Presume-se que por falta de tempo, a líder
do CDS não deu outros exemplos da sua santa comunhão com este
“movimento”. Mas, perante todo o seu entusiasmo com os “coletes
amarelos”, é legítimo fazer algumas perguntas mais. De certeza que
Assunção Cristas leu o manifesto oficial
destes beneméritos políticos, caso contrário estaria a falar do que não
conhece, o que seria inédito. Por isso, tendo lido e feito acenos de
concordância frente às câmaras das televisões, ficam as dúvidas:
Assunção Cristas também defende, com ufanismo, que seja decretado o
“aumento imediato do salário mínimo para 700 euros”, sem que se ouça
sequer a Concertação Social?
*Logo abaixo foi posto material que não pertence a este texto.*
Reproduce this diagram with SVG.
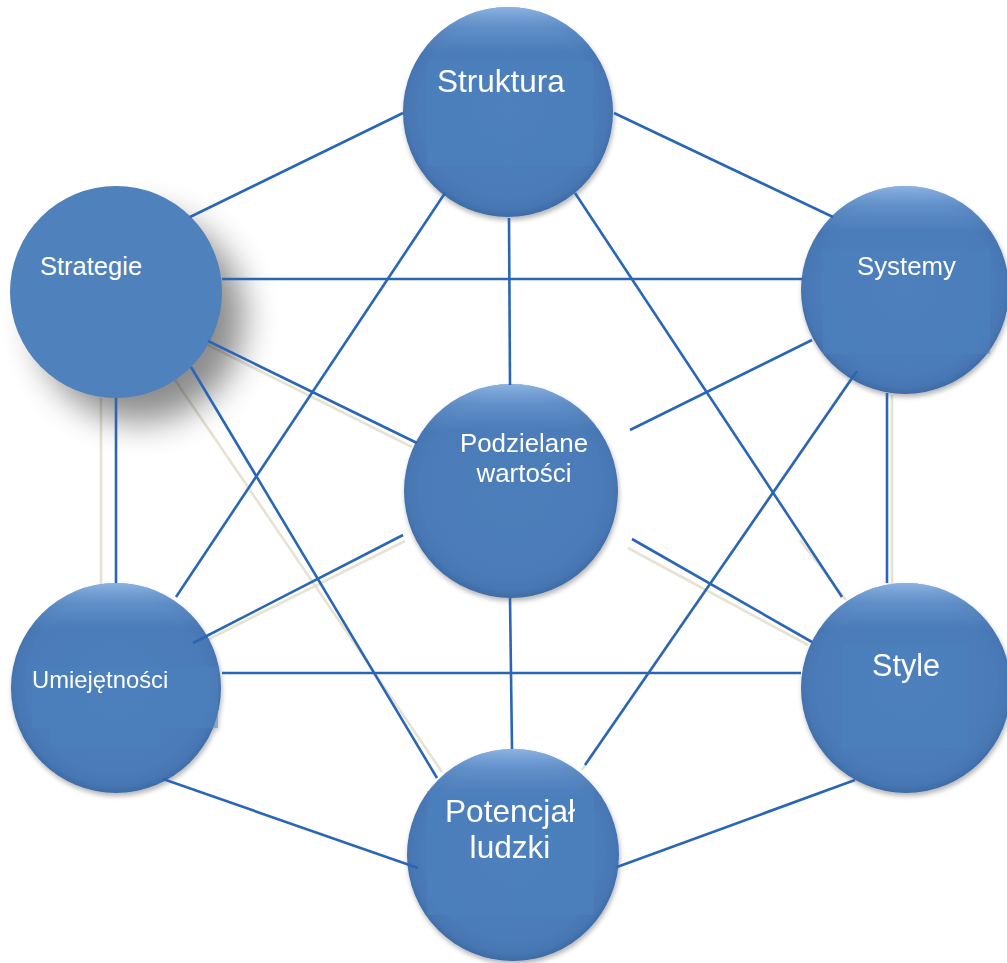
<svg xmlns="http://www.w3.org/2000/svg" width="1007" height="963" viewBox="0 0 1007 963">
  <defs>
    <style>
      .ball { fill: url(#ballFill); }
      .flat { fill: #4f81bd; }
      .rim { fill: url(#rimLight); }
      .pad { fill: #4f81bd; opacity: 0.55; }
      .lbl { font-family: "Liberation Sans", Arial, sans-serif; fill: #ffffff; }
      .link { stroke: #2a66b6; stroke-width: 2.6; fill: none; stroke-linecap: butt; }
      .ghost { stroke: #e6e2d4; stroke-width: 2.6; fill: none; }
    </style>
    <radialGradient id="ballFill" cx="50%" cy="48%" r="52%">
      <stop offset="0%" stop-color="#4c7eba"/>
      <stop offset="80%" stop-color="#4b7cb9"/>
      <stop offset="93%" stop-color="#4777b3"/>
      <stop offset="100%" stop-color="#3e6ba5"/>
    </radialGradient>
    <linearGradient id="rimLight" x1="0" y1="0" x2="0" y2="1">
      <stop offset="0%" stop-color="#a9cdf5" stop-opacity="0.7"/>
      <stop offset="10%" stop-color="#8fb8ea" stop-opacity="0.3"/>
      <stop offset="22%" stop-color="#8fb8ea" stop-opacity="0"/>
      <stop offset="100%" stop-color="#8fb8ea" stop-opacity="0"/>
    </linearGradient>
    <filter id="softShadow" x="-20%" y="-20%" width="140%" height="140%">
      <feGaussianBlur in="SourceAlpha" stdDeviation="2.5"/>
      <feOffset dx="1" dy="3" result="b"/>
      <feComponentTransfer><feFuncA type="linear" slope="0.3"/></feComponentTransfer>
      <feMerge><feMergeNode/><feMergeNode in="SourceGraphic"/></feMerge>
    </filter>
    <filter id="bigShadow" x="-60%" y="-60%" width="220%" height="220%">
      <feGaussianBlur stdDeviation="17"/>
    </filter>
  </defs>

  <rect width="1007" height="963" fill="#ffffff"/>

  <!-- pale reflections beside some links -->
  <g id="link-reflections">
    <line class="ghost" x1="101" y1="398" x2="101" y2="585"/>
    <line class="ghost" x1="175" y1="380" x2="442" y2="772"/>
    <line class="ghost" x1="582" y1="770" x2="853" y2="376"/>
    <line class="ghost" x1="628" y1="548" x2="808" y2="645"/>
    <line class="ghost" x1="892" y1="395" x2="892" y2="585"/>
    <line class="ghost" x1="208" y1="345" x2="412" y2="447"/>
    <line class="ghost" x1="205" y1="641" x2="405" y2="541"/>
    <line class="ghost" x1="800" y1="540" x2="846" y2="600"/>
  </g>

  <!-- Strategie -->
  <g id="node-strategie">
    <circle cx="140" cy="318" r="104" fill="#000000" opacity="0.45" filter="url(#bigShadow)"/>
    <circle class="flat" cx="116" cy="292" r="106"/>
    <text class="lbl" x="40" y="275" font-size="25.5">Strategie</text>
  </g>

  <!-- Struktura -->
  <g id="node-struktura" filter="url(#softShadow)">
    <circle class="ball" cx="508" cy="112" r="105"/>
    <circle class="rim" cx="508" cy="112" r="105"/>
    <rect class="pad" x="427" y="61" width="166" height="105"/>
    <text class="lbl" x="437" y="92" font-size="31.5">Struktura</text>
  </g>

  <!-- Systemy -->
  <g id="node-systemy" filter="url(#softShadow)">
    <circle class="ball" cx="905" cy="290" r="104"/>
    <circle class="rim" cx="905" cy="290" r="104"/>
    <rect class="pad" x="823" y="249" width="167" height="105"/>
    <text class="lbl" x="857" y="275" font-size="25.8">Systemy</text>
  </g>

  <!-- Podzielane wartości -->
  <g id="node-podzielane" filter="url(#softShadow)">
    <circle class="ball" cx="511" cy="491" r="107"/>
    <circle class="rim" cx="511" cy="491" r="107"/>
    <text class="lbl" x="524" y="452" font-size="25.9" text-anchor="middle">Podzielane</text>
    <text class="lbl" x="524" y="482" font-size="25.9" text-anchor="middle">wartości</text>
  </g>

  <!-- Umiejętności -->
  <g id="node-umiejetnosci" filter="url(#softShadow)">
    <circle class="ball" cx="116" cy="688" r="105"/>
    <circle class="rim" cx="116" cy="688" r="105"/>
    <rect class="pad" x="32" y="667" width="186" height="61"/>
    <rect class="pad" x="50" y="728" width="110" height="19"/>
    <text class="lbl" x="32" y="688" font-size="23.8">Umiejętności</text>
  </g>

  <!-- Style -->
  <g id="node-style" filter="url(#softShadow)">
    <circle class="ball" cx="906" cy="688" r="105"/>
    <circle class="rim" cx="906" cy="688" r="105"/>
    <rect class="pad" x="843" y="645" width="125" height="103"/>
    <text class="lbl" x="872" y="676" font-size="30.6">Style</text>
  </g>

  <!-- Potencjał ludzki -->
  <g id="node-potencjal" filter="url(#softShadow)">
    <circle class="ball" cx="513" cy="855" r="106"/>
    <circle class="rim" cx="513" cy="855" r="106"/>
    <rect class="pad" x="427" y="791" width="167" height="124"/>
    <text class="lbl" x="510" y="822" font-size="31.6" text-anchor="middle">Potencjał</text>
    <text class="lbl" x="510" y="858" font-size="31.6" text-anchor="middle">ludzki</text>
  </g>

  <!-- connectors between every pair of elements -->
  <g id="connectors">
    <line class="link" x1="403" y1="113" x2="190" y2="217"/>
    <line class="link" x1="614" y1="113" x2="833" y2="217"/>
    <line class="link" x1="509" y1="218" x2="510" y2="385"/>
    <line class="link" x1="445" y1="193" x2="176" y2="597"/>
    <line class="link" x1="575" y1="193" x2="842" y2="597"/>
    <line class="link" x1="222" y1="279" x2="802" y2="279"/>
    <line class="link" x1="208" y1="341" x2="417" y2="443"/>
    <line class="link" x1="116" y1="398" x2="116" y2="583"/>
    <line class="link" x1="191" y1="367" x2="437" y2="778"/>
    <line class="link" x1="812" y1="340" x2="630" y2="430"/>
    <line class="link" x1="857" y1="371" x2="585" y2="765"/>
    <line class="link" x1="887" y1="393" x2="887" y2="583"/>
    <line class="link" x1="403" y1="535" x2="193" y2="643"/>
    <line class="link" x1="632" y1="539" x2="812" y2="642"/>
    <line class="link" x1="510" y1="598" x2="512" y2="749"/>
    <line class="link" x1="222" y1="673" x2="801" y2="673"/>
    <line class="link" x1="163" y1="779" x2="418" y2="868"/>
    <line class="link" x1="855" y1="780" x2="617" y2="867"/>
  </g>
</svg>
Também acha, com furiosa certeza, que
Portugal é “refém do sistema bancário internacional”? Também quer, com
espírito de poupança, a “redução para metade do número de deputados
existentes na Assembleia da República”?
Também reconhece, com sentido de
autocrítica, que o sector primário, “importante pilar da Nação” onde se
inclui a agricultura, “tem vindo a ser destruído por sucessivos
governos incompetentes” (no qual se incluirá, presume-se, aquele em que
foi ministra dessa pasta)?
Ao dizer umas frases simpáticas sobre
os “coletes amarelos”, Assunção Cristas quis mostrar que tem a
extraordinária capacidade de sair da bolha do regime e ouvir as “vozes”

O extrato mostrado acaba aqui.